Most states have full faith and credit procedures and laws allowing creditors to enforce out of state (sister state) and in certain states, foreign country judgments. Besides sister-state court judgments, not covered in this article, there are three types of foreign judgment domestications, that change a judgment’s jurisdiction: federal, foreign, and the confirmation of foreign arbitration awards.
Federal court types include district courts, bankruptcy, circuit courts of appeal, and the US court of international trade.
As long as enforcement has not been stayed by a judge and the debtor has not avoided the judgment with bankruptcy, final federal money judgments in any state can be easily registered in any other federal court. District courts are the most popular type of federal courts.
Non-final state judgments (lawsuits) cannot usually be registered in federal courts unless good cause is shown, or upon an order from a federal judge.
To register a final federal judgment where the debtor lives, file a certified copy of the judgment with the clerk of the court in the new federal district court.
Unlike state court judgments, federal judgment domestications do not require a notice to be served on the debtor. After a federal judgment is registered in the local district, it can be enforced, see 28 USC 1963.
When it comes to the domestication of foreign judgments, the US has no reciprocal treaty with any country requiring that it recognize foreign judgments. If you domesticate a judgment into another state, be sure to both keep the judgment renewed in both states, and do your main judgment enforcing in the new state.
In California, there is the UFMJRA (Uniform Foreign Money Judgments Recognition Act), beginning at Civil Code 1713. Foreign country judgments may be enforceable in California, if they meet the UFMJRA’s requirements.
To register a foreign judgment, the creditor starts an action to get a domestic judgment. However, courts have broad discretion to deny the domestication or enforcement of foreign judgments.
When a creditor files a lawsuit to domesticate a foreign judgment, there is usually no re-litigation of any of the underlying issues.
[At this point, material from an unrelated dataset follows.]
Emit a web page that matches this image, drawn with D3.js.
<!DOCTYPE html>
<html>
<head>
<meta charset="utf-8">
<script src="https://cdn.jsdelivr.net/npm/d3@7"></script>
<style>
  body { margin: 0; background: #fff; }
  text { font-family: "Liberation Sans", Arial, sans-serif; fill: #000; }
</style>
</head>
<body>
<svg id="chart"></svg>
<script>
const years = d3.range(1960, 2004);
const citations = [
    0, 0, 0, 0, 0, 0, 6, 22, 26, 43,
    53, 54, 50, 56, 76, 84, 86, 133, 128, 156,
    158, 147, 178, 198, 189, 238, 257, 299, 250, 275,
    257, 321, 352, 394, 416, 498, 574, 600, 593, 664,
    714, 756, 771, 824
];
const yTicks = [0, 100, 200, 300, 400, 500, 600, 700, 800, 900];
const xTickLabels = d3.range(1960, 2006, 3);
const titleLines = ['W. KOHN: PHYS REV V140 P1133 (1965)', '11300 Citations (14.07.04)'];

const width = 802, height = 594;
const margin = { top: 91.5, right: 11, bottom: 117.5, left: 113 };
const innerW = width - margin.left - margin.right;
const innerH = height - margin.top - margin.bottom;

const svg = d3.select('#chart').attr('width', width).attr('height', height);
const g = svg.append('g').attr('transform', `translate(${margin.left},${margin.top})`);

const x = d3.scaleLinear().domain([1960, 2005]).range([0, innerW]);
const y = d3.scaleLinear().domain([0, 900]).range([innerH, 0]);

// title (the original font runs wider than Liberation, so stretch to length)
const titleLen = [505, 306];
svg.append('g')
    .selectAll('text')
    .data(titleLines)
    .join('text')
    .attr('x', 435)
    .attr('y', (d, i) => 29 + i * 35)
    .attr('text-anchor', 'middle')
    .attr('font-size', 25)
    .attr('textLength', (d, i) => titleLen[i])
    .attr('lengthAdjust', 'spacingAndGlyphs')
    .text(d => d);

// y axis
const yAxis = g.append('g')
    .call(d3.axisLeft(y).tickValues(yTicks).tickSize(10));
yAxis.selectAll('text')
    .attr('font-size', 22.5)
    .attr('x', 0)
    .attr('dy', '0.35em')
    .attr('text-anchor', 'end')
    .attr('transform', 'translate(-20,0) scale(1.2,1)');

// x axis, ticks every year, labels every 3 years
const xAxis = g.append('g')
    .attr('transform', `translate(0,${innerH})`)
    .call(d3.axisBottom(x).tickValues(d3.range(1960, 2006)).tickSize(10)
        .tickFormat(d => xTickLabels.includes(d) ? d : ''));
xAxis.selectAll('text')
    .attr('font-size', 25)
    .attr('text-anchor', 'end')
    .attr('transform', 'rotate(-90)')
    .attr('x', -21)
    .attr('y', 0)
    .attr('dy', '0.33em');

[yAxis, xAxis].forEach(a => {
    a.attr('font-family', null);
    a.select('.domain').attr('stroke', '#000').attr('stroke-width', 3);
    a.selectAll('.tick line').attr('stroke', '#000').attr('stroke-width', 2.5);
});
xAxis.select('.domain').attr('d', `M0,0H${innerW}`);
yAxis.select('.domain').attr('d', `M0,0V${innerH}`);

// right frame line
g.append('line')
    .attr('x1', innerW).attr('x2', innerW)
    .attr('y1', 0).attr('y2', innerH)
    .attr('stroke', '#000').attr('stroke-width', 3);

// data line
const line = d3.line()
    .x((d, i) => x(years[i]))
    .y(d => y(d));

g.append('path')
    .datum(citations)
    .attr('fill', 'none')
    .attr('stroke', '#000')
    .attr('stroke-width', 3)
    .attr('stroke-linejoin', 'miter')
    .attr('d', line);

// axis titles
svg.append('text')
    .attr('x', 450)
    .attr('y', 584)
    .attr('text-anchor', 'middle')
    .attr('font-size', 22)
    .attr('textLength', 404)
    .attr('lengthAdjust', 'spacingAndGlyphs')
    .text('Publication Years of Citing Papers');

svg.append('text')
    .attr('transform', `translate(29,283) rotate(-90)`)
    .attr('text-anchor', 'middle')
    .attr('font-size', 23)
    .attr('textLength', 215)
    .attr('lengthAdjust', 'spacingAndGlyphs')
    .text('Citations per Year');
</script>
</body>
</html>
The creditor simply asks the court to enter a judgment based on the foreign country judgment.
A foreign country judgment will be accepted by a US court only if the judgment is final, conclusive, and enforceable where it is rendered. Off limits are judgments rendered in countries that do not provide due process of law. Also, off limits are judgments where the foreign court did not have personal jurisdiction over the defendant(s).
Even if the foreign judgment passes the tests above, the court can refuse to recognize the foreign judgment for several other reasons. Much depends on the underlying case.
In California, the creditor has 4 years to get their foreign judgment domesticated. California judgments earn 10 percent simple interest a year.
If the US court allows the foreign judgment to be entered, and there is no pre-existing agreement between the parties, the US court domesticating the foreign country money judgment will usually convert the foreign currency to US dollars, using the exchange rate at the time of entry of the judgment.
A foreign arbitration award can sometimes be confirmed as a judgment in the US federal court closest to where the debtor resides. The US has signed the Convention on Recognition and Enforcement of Foreign Arbitral Awards, which covers enforcement of arbitration agreements between citizens or entities of different countries, and awards in foreign arbitration proceedings; except where the arbitration agreements are null, void, or inoperative.
To enforce a foreign arbitration award, a petition to confirm the award as a judgment is filed as a lawsuit at the appropriate federal district court within 3 years from the date of issuance of the arbitration award. If the award is not in English, a certified translation must accompany the petition. If the court agrees and a federal judgment is obtained, it can be enforced.